* [Source code of charts]
----
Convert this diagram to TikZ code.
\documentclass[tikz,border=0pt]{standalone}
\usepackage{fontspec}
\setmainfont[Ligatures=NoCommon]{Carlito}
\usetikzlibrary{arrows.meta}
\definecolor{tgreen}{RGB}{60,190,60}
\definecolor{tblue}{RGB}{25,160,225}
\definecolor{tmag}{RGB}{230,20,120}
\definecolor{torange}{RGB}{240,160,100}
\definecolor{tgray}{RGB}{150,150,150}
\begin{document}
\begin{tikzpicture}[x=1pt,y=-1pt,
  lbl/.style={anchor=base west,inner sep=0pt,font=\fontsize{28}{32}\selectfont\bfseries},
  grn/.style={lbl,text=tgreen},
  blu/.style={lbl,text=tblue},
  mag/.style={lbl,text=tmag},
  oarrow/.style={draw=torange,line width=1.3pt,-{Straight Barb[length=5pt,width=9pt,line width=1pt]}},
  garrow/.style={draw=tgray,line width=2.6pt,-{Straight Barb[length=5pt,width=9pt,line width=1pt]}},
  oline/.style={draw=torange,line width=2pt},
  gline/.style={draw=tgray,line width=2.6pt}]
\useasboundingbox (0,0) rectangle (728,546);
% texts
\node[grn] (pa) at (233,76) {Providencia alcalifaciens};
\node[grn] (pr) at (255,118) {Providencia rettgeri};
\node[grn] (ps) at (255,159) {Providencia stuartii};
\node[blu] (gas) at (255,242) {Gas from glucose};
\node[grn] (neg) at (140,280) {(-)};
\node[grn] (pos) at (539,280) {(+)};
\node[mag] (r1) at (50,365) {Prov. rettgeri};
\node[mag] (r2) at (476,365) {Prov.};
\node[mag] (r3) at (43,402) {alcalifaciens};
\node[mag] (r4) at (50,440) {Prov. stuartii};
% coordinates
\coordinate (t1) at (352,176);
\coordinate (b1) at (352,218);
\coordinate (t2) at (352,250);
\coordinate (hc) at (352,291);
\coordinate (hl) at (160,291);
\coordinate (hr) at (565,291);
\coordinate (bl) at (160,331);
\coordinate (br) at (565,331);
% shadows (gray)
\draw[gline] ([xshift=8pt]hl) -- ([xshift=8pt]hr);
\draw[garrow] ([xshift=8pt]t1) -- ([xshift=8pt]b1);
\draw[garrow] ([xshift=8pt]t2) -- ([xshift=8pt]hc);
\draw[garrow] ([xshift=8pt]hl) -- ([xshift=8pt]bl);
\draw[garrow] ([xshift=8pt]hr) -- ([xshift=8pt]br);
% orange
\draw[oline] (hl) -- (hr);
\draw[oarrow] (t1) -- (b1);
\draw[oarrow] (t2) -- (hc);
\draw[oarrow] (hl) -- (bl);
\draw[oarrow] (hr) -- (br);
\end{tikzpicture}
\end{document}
----
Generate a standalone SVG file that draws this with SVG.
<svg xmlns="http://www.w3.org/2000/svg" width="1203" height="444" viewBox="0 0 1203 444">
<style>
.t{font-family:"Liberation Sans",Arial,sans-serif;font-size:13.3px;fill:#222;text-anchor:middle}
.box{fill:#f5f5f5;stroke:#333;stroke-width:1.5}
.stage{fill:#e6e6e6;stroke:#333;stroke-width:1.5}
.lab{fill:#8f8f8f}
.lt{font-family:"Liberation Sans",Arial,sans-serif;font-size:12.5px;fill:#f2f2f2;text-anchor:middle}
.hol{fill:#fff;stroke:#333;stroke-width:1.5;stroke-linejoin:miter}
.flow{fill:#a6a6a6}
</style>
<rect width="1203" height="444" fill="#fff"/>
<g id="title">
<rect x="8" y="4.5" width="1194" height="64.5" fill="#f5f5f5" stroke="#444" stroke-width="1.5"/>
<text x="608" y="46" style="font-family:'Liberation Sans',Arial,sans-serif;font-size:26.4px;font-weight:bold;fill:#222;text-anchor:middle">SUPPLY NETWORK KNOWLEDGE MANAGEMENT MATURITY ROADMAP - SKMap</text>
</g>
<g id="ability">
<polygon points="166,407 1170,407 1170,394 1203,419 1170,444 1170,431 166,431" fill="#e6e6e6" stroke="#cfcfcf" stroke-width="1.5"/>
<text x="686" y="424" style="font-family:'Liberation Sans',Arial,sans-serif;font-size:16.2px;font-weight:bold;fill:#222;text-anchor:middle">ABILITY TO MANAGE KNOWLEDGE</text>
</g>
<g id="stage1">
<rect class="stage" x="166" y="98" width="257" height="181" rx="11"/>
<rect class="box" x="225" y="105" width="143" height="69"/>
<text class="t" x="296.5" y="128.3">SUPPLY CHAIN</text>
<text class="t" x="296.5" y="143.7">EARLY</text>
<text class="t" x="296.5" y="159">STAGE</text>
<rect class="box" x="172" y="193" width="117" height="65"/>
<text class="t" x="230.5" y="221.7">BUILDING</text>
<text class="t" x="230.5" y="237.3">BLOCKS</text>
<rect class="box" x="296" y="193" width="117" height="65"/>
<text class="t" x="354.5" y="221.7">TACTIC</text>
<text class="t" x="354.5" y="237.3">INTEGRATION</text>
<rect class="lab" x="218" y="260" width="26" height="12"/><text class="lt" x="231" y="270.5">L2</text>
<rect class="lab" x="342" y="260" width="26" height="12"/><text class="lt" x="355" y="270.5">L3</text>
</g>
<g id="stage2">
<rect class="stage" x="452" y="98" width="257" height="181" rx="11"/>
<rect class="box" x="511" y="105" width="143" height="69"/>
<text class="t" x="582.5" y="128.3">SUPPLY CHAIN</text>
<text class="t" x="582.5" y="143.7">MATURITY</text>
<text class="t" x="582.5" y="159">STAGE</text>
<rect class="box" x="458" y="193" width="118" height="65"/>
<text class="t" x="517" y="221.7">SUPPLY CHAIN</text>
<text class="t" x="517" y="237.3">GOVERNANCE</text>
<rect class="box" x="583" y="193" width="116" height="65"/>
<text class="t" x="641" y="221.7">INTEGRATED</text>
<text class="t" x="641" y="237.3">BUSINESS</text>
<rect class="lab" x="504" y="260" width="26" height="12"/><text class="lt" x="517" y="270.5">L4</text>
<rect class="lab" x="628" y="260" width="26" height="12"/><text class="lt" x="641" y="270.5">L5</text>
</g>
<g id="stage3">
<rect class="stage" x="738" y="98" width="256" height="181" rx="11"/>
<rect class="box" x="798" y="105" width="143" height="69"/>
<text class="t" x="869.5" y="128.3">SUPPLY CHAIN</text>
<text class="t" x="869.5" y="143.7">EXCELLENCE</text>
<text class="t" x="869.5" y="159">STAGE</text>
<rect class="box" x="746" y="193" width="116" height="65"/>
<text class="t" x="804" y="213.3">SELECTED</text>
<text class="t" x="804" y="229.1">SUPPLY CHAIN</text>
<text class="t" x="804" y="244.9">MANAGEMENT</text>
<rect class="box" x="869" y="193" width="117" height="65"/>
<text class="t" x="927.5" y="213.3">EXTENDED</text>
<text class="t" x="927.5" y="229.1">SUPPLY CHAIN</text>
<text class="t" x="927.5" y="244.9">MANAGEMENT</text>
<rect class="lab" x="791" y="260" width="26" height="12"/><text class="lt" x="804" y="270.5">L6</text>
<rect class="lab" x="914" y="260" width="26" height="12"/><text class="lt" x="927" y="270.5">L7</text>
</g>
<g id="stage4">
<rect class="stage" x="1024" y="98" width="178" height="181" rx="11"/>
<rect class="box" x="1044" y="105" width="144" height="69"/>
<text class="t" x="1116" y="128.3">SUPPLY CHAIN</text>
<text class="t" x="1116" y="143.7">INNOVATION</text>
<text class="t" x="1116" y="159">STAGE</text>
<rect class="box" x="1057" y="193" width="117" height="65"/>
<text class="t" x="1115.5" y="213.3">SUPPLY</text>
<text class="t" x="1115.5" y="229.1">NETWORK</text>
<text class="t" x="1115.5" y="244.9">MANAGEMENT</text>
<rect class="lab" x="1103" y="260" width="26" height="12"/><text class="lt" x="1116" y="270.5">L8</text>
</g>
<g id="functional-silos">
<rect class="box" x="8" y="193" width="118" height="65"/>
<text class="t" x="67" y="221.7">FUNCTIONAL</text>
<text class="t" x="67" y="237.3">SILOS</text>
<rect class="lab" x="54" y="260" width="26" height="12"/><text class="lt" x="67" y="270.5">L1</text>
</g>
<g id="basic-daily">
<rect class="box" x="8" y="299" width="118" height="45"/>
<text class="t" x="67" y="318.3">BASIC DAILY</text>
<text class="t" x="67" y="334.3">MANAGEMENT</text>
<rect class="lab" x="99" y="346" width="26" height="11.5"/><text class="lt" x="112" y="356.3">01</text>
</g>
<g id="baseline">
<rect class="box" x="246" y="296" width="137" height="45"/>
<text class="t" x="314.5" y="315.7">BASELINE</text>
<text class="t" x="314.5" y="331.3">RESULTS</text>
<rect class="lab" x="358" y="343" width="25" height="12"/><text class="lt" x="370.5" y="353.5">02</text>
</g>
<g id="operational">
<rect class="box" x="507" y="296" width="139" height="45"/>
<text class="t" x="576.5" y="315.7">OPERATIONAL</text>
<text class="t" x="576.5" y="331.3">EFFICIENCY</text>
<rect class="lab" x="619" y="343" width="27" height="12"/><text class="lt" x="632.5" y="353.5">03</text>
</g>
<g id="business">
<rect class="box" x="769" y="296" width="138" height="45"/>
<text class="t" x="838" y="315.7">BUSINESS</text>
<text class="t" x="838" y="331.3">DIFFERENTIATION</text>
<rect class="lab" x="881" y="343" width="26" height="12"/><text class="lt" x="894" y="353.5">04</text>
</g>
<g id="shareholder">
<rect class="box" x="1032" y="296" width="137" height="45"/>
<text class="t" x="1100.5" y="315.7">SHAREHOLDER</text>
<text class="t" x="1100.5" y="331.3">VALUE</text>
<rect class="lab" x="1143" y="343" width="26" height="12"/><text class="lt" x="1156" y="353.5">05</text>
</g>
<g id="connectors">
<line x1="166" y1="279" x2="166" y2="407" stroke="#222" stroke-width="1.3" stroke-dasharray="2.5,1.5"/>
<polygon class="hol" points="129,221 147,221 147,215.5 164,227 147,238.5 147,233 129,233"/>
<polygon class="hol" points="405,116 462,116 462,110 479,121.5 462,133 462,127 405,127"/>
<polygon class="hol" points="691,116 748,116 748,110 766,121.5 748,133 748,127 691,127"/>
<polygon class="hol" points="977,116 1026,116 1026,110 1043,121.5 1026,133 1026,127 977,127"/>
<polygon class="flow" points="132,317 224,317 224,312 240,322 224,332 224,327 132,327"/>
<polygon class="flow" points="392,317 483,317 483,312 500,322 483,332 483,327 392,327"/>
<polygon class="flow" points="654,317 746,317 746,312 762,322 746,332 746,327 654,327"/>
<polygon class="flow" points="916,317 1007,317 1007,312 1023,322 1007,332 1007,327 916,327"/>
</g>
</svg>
----
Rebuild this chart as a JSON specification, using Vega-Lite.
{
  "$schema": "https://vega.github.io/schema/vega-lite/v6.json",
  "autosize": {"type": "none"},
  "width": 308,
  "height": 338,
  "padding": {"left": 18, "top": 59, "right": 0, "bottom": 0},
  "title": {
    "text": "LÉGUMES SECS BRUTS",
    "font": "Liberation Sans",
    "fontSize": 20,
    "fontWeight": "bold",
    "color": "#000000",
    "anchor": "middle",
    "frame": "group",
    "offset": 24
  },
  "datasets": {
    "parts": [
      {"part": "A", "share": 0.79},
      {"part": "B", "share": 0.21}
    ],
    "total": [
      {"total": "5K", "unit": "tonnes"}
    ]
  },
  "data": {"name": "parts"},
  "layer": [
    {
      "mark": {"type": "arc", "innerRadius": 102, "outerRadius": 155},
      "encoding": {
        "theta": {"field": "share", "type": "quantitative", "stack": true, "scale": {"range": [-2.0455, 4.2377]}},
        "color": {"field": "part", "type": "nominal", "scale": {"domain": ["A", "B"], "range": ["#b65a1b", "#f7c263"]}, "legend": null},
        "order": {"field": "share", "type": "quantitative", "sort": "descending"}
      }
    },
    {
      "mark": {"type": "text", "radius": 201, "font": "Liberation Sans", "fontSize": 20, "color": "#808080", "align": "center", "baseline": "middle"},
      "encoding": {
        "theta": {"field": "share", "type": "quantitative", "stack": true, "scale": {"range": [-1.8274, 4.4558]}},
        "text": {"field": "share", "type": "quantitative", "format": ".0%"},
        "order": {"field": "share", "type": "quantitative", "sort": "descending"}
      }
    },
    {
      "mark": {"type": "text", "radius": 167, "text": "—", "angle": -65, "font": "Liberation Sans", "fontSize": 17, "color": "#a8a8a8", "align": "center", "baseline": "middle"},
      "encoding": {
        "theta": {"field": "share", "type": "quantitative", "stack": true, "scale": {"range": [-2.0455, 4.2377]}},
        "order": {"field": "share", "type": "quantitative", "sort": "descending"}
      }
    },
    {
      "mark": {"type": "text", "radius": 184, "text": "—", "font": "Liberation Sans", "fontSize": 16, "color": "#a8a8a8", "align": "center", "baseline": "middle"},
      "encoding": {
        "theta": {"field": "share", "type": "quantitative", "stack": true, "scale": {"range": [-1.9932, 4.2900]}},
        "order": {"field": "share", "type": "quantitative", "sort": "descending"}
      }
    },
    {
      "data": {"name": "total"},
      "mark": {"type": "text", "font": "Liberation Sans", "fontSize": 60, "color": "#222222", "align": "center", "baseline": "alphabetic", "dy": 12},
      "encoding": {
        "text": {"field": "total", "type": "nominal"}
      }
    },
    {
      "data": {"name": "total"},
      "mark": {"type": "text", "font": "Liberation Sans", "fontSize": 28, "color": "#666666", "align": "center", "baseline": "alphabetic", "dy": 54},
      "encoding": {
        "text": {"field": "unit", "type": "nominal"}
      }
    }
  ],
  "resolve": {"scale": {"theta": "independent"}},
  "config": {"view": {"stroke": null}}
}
----
* [Given request] Find all lines where the word "this" appears. Copy them.

* [Problem solution]
Convert this diagram to TikZ code.
Generate a standalone SVG file that draws this with SVG.
Rebuild this chart as a JSON specification, using Vega-Lite.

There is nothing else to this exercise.